Die IG Metall reagierte erwartbar gemischt auf das neue Hartz-Projekt. Der niedersächsische IG-Metall-Bezirksleiter Hartmut Meine begrüßte die Absicht, alle VW-Arbeitsplätze im Inland zu erhalten. Volkswagen unterscheide sich damit positiv von Unternehmen wie Siemens oder dem Reifenhersteller Continental und deren aggressiver Strategie zur Verlagerung von Arbeitsplätzen ins Ausland.

Allen Ansätzen zu Lohnsenkung und Deregulierung erteilte Meine aber eine klare Absage. „Wir sagen Nein zu Einschnitten bei den Beschäftigten, auch wenn sie geschickt verpackt sind“, so der Gewerkschafter. Entgegenkommen signalisierte Meine allerdings bei der demografischen Arbeitszeit, nach der die Jungen länger und die Alten kürzer arbeiten sollen.
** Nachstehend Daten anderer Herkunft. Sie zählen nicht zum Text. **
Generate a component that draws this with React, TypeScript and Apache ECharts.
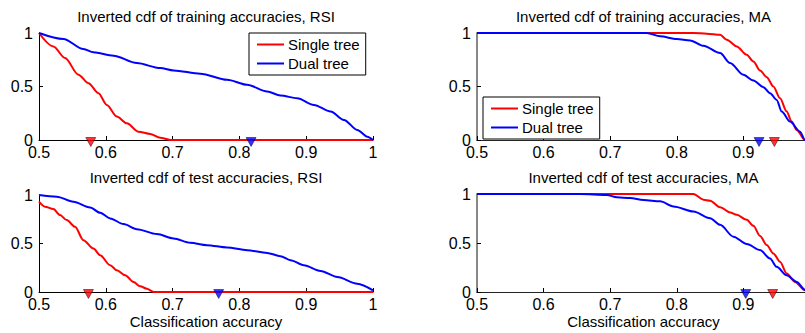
import React, { useEffect, useRef } from "react";
import * as echarts from "echarts";

const titles = [
  "Inverted cdf of training accuracies, RSI",
  "Inverted cdf of training accuracies, MA",
  "Inverted cdf of test accuracies, RSI",
  "Inverted cdf of test accuracies, MA",
];
const xTicks = { min: 0.5, max: 1, interval: 0.1 };
const yTicks = { min: 0, max: 1, interval: 0.5 };
const xName = "Classification accuracy";
const legendNames = ["Single tree", "Dual tree"];

const trainRsiSingle = [
  [0.5, 1], [0.5215, 0.875], [0.539, 0.766], [0.559, 0.61], [0.574, 0.531], [0.589, 0.4375],
  [0.6015, 0.328], [0.6165, 0.219], [0.6315, 0.156], [0.649, 0.078], [0.6665, 0.056],
  [0.6815, 0.022], [0.6965, 0], [1, 0],
];
const trainRsiDual = [
  [0.5, 1], [0.5365, 0.944], [0.5665, 0.85], [0.5815, 0.819], [0.6115, 0.7875], [0.6465, 0.719],
  [0.6815, 0.672], [0.7015, 0.65], [0.7415, 0.619], [0.7815, 0.5625], [0.8115, 0.516],
  [0.8415, 0.453], [0.8615, 0.416], [0.8865, 0.39], [0.9115, 0.328], [0.9365, 0.266],
  [0.9565, 0.1875], [0.9765, 0.094], [0.9915, 0.031], [1, 0],
];
const trainMaSingle = [
  [0.5, 1], [0.745, 1], [0.825, 1], [0.845, 0.994], [0.865, 0.984], [0.875, 0.9375],
  [0.89, 0.875], [0.905, 0.797], [0.915, 0.734], [0.925, 0.65], [0.935, 0.5875], [0.945, 0.5],
  [0.955, 0.39], [0.965, 0.266], [0.9725, 0.172], [0.98, 0.094], [0.9925, 0], [1, 0],
];
const trainMaDual = [
  [0.5, 1], [0.755, 1], [0.775, 0.969], [0.8, 0.944], [0.82, 0.931], [0.84, 0.881],
  [0.865, 0.8125], [0.88, 0.719], [0.9, 0.609], [0.915, 0.556], [0.93, 0.494], [0.94, 0.4375],
  [0.95, 0.375], [0.9575, 0.266], [0.97, 0.172], [0.985, 0.078], [0.9925, 0], [1, 0],
];
const testRsiSingle = [
  [0.5, 0.931], [0.509, 0.879], [0.5215, 0.855], [0.5315, 0.793], [0.5415, 0.741], [0.554, 0.672],
  [0.5665, 0.534], [0.5815, 0.448], [0.5915, 0.379], [0.6065, 0.276], [0.6165, 0.224],
  [0.629, 0.172], [0.6415, 0.103], [0.6515, 0.059], [0.6615, 0.034], [0.6715, 0], [1, 0],
];
const testRsiDual = [
  [0.5, 1], [0.5265, 0.983], [0.5515, 0.931], [0.5765, 0.872], [0.5915, 0.817], [0.6065, 0.759],
  [0.6265, 0.7], [0.6465, 0.648], [0.6765, 0.597], [0.7015, 0.552], [0.7265, 0.507],
  [0.7515, 0.483], [0.7815, 0.459], [0.8115, 0.431], [0.8415, 0.403], [0.8615, 0.369],
  [0.8765, 0.328], [0.8965, 0.276], [0.9215, 0.217], [0.9465, 0.155], [0.9765, 0.086], [1, 0.017],
];
const testMaSingle = [
  [0.5, 1], [0.825, 1], [0.84, 0.942], [0.85, 0.932], [0.865, 0.866], [0.88, 0.812],
  [0.89, 0.788], [0.905, 0.736], [0.915, 0.675], [0.925, 0.572], [0.935, 0.479], [0.945, 0.394],
  [0.955, 0.308], [0.965, 0.188], [0.9775, 0.103], [0.9925, 0.017], [1, 0],
];
const testMaDual = [
  [0.5, 1], [0.655, 1], [0.695, 0.99], [0.71, 0.966], [0.73, 0.959], [0.75, 0.938],
  [0.775, 0.925], [0.795, 0.873], [0.825, 0.822], [0.85, 0.753], [0.865, 0.685], [0.885, 0.565],
  [0.905, 0.49], [0.925, 0.428], [0.94, 0.342], [0.95, 0.257], [0.965, 0.171], [0.98, 0.103],
  [0.9925, 0.024], [1, 0],
];
// median markers per panel (train RSI, train MA, test RSI, test MA)
const medianSingle = [0.5775, 0.9465, 0.574, 0.944];
const medianDual = [0.8175, 0.9235, 0.769, 0.9035];

const singleSeries = [trainRsiSingle, trainMaSingle, testRsiSingle, testMaSingle];
const dualSeries = [trainRsiDual, trainMaDual, testRsiDual, testMaDual];

const FONT = "'Liberation Sans', Arial, Helvetica, sans-serif";
const RED = "#ff0000";
const BLUE = "#0000ff";

const grids = [
  { left: 39, top: 33, width: 334, height: 107 },
  { left: 477, top: 33, width: 333, height: 107 },
  { left: 39, top: 195, width: 334, height: 97 },
  { left: 477, top: 194, width: 333, height: 98 },
];
const titleY = [16, 16, 177, 177];

export default function App() {
  const ref = useRef<HTMLDivElement>(null);
  useEffect(() => {
    if (!ref.current) return;
    const chart = echarts.init(ref.current, undefined, { renderer: "svg" });
    const xAxes: any[] = [];
    const yAxes: any[] = [];
    const series: any[] = [];
    const graphics: any[] = [];
    grids.forEach((g, i) => {
      const right = i % 2 === 1;
      const bottom = i >= 2;
      xAxes.push({
        gridIndex: i,
        type: "value",
        min: xTicks.min,
        max: xTicks.max,
        interval: xTicks.interval,
        axisLine: { onZero: false, lineStyle: { color: right ? "#222" : "#000", width: 1 } },
        axisTick: { inside: true, length: 4, lineStyle: { color: "#000" } },
        axisLabel: {
          color: "#000",
          fontSize: 16,
          lineHeight: 14,
          fontFamily: FONT,
          margin: 5,
          showMaxLabel: !right,
        },
        splitLine: { show: false },
        name: bottom ? xName : "",
        nameLocation: "middle",
        nameGap: 22,
        nameTextStyle: { color: "#000", fontSize: 15, fontFamily: FONT },
      });
      yAxes.push({
        gridIndex: i,
        type: "value",
        min: yTicks.min,
        max: yTicks.max,
        interval: yTicks.interval,
        axisLine: { show: true, lineStyle: { color: right ? "#888" : "#000", width: right ? 2 : 1 } },
        axisTick: { show: true, inside: true, length: 4, lineStyle: { color: "#000" } },
        axisLabel: { color: "#000", fontSize: 16, lineHeight: 10, fontFamily: FONT, margin: 6 },
        splitLine: { show: false },
      });
      series.push({
        type: "line",
        name: legendNames[0],
        xAxisIndex: i,
        yAxisIndex: i,
        data: singleSeries[i],
        showSymbol: false,
        smooth: 0.3,
        smoothMonotone: "x",
        lineStyle: { color: RED, width: 2 },
        itemStyle: { color: RED },
        z: 3,
      });
      series.push({
        type: "line",
        name: legendNames[1],
        xAxisIndex: i,
        yAxisIndex: i,
        data: dualSeries[i],
        showSymbol: false,
        smooth: 0.3,
        smoothMonotone: "x",
        lineStyle: { color: BLUE, width: 2 },
        itemStyle: { color: BLUE },
        z: 3,
      });
      series.push({
        type: "scatter",
        name: "median",
        xAxisIndex: i,
        yAxisIndex: i,
        clip: false,
        symbol: "triangle",
        symbolRotate: 180,
        symbolSize: [10, 9],
        symbolOffset: [0, 2],
        data: [
          { value: [medianSingle[i], 0], itemStyle: { color: RED } },
          { value: [medianDual[i], 0], itemStyle: { color: BLUE } },
        ],
        itemStyle: { borderColor: "#000", borderWidth: 0.6 },
        z: 5,
      });
      graphics.push({
        type: "text",
        x: g.left + g.width / 2,
        y: titleY[i],
        style: {
          text: titles[i],
          fontSize: 15,
          fontFamily: FONT,
          fill: "#000",
          align: "center",
          verticalAlign: "middle",
        },
      });
    });
    const legendCommon = {
      orient: "vertical",
      data: legendNames,
      icon: "rect",
      itemWidth: 27,
      itemHeight: 2,
      itemGap: 4,
      borderColor: "#000",
      borderWidth: 1,
      backgroundColor: "#fff",
      padding: [4, 6, 4, 8],
      selectedMode: false,
      textStyle: { color: "#000", fontSize: 15, fontFamily: FONT, padding: [0, 0, 0, -1] },
    };
    chart.setOption({
      animation: false,
      backgroundColor: "#fff",
      grid: grids,
      xAxis: xAxes,
      yAxis: yAxes,
      series,
      graphic: graphics,
      legend: [
        { ...legendCommon, left: 249, top: 33 },
        { ...legendCommon, left: 483, top: 97 },
      ],
    });
    return () => chart.dispose();
  }, []);
  return (
    <div
      style={{ position: "absolute", left: 0, top: 0, width: 805, height: 333, overflow: "hidden", background: "#fff" }}
    >
      <div ref={ref} style={{ width: 830, height: 333 }} />
    </div>
  );
}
Allerdings muss es auch dabei nach dem Willen der Gewerkschaft nicht nur um eine altersgerechte Arbeitszeit gehen, sondern auch um Arbeitsbedingungen, die es ermöglichen, noch gesund das Rentenalter zu erreichen.

Und dann war da noch was: Die Tarifverträge, betont die Gewerkschaft, seien bislang nicht gekündigt – und gelten daher bis zum 30. September.